Vibecoding was bad. But now, AI-assisted coding seems...fine?
Nothing sparks more heated discussions than asking coders about best practices. The other day, someone I follow on LinkedIn shared his weekend AI experiment to build an app. As usual, "passionate" coders threw virtual stones, saying he didn't follow the right approach, engineering practices, or the latest spec workflow.
To turn the conversation around, he asked for our unpopular opinions about AI-assisted coding.
To avoid burying mine in a comment, here they are:
#1. Use AI as a calculator.
Only useful if you know what you're doing. Otherwise, it's just a cool toy.
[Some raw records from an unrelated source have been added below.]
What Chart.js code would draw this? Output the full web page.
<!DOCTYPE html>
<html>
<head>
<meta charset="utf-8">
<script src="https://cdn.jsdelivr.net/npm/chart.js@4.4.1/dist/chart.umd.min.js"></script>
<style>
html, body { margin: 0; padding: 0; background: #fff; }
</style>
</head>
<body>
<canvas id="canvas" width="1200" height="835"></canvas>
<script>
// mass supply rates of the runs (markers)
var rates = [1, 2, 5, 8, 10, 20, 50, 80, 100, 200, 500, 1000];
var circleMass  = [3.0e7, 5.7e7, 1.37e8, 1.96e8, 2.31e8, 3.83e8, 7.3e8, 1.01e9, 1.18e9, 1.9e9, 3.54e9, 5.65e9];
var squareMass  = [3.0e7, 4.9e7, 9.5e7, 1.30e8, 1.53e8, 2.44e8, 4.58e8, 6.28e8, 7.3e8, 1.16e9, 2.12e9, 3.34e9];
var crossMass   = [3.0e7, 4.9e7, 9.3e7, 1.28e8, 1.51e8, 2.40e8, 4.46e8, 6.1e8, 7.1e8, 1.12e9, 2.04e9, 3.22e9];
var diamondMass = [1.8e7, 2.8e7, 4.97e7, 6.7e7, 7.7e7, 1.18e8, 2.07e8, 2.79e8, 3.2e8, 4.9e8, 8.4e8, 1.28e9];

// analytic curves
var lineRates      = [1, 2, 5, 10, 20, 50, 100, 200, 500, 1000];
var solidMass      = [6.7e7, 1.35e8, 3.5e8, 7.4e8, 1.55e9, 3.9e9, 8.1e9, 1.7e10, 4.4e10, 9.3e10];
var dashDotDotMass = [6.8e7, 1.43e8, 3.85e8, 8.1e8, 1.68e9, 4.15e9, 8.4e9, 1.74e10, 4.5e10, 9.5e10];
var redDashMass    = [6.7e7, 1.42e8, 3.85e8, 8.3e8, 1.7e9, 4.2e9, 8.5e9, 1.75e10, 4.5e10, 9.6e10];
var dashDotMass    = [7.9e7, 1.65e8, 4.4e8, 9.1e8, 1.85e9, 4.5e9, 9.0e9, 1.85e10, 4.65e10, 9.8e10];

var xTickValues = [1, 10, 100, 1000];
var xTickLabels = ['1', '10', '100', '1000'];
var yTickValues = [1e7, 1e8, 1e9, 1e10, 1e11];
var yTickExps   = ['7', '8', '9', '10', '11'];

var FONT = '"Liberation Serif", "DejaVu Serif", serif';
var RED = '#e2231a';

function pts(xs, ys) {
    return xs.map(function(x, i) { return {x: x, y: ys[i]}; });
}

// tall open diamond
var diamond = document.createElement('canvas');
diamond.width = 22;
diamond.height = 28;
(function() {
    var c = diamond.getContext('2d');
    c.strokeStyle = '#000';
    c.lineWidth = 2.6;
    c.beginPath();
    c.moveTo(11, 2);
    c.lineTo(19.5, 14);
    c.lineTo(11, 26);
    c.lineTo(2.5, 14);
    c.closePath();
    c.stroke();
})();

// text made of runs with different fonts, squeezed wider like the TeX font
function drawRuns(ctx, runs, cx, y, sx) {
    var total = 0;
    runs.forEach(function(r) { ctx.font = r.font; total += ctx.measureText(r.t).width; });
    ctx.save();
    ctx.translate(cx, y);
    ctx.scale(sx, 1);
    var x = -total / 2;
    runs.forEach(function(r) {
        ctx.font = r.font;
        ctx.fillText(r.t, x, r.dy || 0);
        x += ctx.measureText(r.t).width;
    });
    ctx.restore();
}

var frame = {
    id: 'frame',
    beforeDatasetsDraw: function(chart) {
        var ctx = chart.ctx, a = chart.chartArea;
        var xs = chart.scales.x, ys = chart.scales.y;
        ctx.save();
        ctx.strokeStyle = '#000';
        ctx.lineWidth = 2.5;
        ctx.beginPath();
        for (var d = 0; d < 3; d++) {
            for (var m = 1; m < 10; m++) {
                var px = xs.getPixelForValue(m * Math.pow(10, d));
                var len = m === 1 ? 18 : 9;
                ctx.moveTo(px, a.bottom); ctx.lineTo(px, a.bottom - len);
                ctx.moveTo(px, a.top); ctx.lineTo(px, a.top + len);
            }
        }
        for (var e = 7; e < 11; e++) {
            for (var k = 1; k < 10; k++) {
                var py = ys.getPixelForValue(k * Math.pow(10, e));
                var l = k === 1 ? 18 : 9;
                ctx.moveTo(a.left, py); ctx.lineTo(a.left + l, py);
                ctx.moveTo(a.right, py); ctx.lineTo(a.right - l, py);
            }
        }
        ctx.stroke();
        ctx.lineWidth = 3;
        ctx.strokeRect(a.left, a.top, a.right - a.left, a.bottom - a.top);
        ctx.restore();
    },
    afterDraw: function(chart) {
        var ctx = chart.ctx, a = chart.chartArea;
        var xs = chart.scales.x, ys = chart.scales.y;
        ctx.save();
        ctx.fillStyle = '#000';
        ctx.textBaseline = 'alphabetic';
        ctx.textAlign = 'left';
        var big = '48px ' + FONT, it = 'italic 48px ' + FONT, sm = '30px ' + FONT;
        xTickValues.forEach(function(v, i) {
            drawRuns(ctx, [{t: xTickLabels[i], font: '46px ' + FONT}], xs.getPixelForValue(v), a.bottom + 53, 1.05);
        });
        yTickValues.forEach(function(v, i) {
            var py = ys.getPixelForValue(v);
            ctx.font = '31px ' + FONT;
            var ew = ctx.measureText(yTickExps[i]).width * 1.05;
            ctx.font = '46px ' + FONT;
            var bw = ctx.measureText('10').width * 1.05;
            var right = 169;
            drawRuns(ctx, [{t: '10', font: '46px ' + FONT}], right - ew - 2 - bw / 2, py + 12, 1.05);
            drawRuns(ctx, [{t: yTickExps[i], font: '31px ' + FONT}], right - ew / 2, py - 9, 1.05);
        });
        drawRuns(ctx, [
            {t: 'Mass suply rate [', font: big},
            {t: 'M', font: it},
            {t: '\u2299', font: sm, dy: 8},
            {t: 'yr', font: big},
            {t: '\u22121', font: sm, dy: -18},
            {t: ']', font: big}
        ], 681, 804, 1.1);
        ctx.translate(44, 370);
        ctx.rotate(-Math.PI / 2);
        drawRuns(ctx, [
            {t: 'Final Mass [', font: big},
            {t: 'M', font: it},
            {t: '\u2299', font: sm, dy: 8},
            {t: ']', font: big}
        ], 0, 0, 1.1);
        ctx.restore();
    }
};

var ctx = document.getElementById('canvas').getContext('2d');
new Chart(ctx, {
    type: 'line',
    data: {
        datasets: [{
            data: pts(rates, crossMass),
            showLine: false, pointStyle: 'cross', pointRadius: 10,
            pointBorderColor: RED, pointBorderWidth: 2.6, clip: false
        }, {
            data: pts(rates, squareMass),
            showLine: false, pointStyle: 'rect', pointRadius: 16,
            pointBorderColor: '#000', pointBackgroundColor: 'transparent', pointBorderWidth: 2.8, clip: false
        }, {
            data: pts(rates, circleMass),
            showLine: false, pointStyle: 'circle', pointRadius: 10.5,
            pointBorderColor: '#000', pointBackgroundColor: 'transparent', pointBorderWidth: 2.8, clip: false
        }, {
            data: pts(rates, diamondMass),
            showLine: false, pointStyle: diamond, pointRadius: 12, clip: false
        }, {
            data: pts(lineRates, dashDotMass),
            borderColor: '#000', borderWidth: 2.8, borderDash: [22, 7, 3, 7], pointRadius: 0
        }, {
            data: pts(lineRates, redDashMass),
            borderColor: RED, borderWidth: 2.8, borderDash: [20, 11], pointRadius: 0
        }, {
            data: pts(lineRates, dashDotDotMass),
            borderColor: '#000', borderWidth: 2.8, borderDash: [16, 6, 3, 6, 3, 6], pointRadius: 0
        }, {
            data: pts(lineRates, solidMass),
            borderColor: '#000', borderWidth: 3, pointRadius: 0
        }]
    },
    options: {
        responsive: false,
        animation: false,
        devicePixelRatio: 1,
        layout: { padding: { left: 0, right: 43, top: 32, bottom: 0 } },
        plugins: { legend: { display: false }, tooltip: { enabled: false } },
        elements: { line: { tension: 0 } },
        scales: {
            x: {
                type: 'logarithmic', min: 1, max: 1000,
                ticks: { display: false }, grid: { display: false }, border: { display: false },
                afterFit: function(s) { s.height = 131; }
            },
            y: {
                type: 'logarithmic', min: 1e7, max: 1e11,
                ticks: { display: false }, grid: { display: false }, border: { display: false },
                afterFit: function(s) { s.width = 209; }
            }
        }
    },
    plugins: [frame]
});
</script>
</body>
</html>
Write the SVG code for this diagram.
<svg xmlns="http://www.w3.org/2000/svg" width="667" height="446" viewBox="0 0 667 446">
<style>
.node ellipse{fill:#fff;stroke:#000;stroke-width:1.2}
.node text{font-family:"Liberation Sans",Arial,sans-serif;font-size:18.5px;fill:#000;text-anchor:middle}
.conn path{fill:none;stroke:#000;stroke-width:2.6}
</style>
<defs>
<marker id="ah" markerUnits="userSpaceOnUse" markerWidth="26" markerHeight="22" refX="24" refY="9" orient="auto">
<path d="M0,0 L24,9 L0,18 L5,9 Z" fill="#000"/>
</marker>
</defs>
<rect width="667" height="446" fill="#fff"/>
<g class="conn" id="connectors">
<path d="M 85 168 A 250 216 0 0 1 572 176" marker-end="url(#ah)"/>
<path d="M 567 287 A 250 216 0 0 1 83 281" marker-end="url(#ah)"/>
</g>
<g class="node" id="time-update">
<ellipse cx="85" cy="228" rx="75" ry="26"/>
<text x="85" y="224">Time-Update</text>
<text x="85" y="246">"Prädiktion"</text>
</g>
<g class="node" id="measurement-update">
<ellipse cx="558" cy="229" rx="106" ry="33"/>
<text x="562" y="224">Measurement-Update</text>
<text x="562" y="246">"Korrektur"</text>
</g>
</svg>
#2. Don't let AI touch code directly.
That's my go-to rule for coding with AI.
Unproductive? Maybe. But it forces me to decompose problems and validates AI-generated code.
#3. Use AI for opposite tasks.
This is my most recent rule:
If I write code, AI reviews it. If AI generates it, I review it.
According to a recent Sonar survey, only 48% of respondents always check AI-assisted code before committing. #yolo, right? By reviewing, I'm already in the top 50%.
#4. AI is like a semi-autonomous car.
You trust it to steer, but you never take your hand off the wheel. Otherwise, AI could be a sloppy junior coder with bad memory.
AI alone won't make you a great coder. It only amplifies the skills you already have. That's why I wrote Street-Smart Coding—because you need more than syntax to stand out.
Top comments (2)
Sure, never use code that you don't understand.
Personally, the best use of IA for me is to summarize documentation. Many times, docs are lacking a tutorial, so you don't know where to start. Other times, docs are lacking a reference, so you can't go deep once you grasp the basics. IA will even scan forums in order to let you know specific answers, or even build up a starting up tutorial.
About code written by IA, I personally limit it to really mechanic tasks, those things boring that make you lose a lot of time. Because when you review the code the AI gives you, you can only review and correct it (many times deleting redundant steps), if you really understand it.
Those two are good ideas. Documentation is always a pain...to read and write.
Great guideline here. Thanks for sharing it.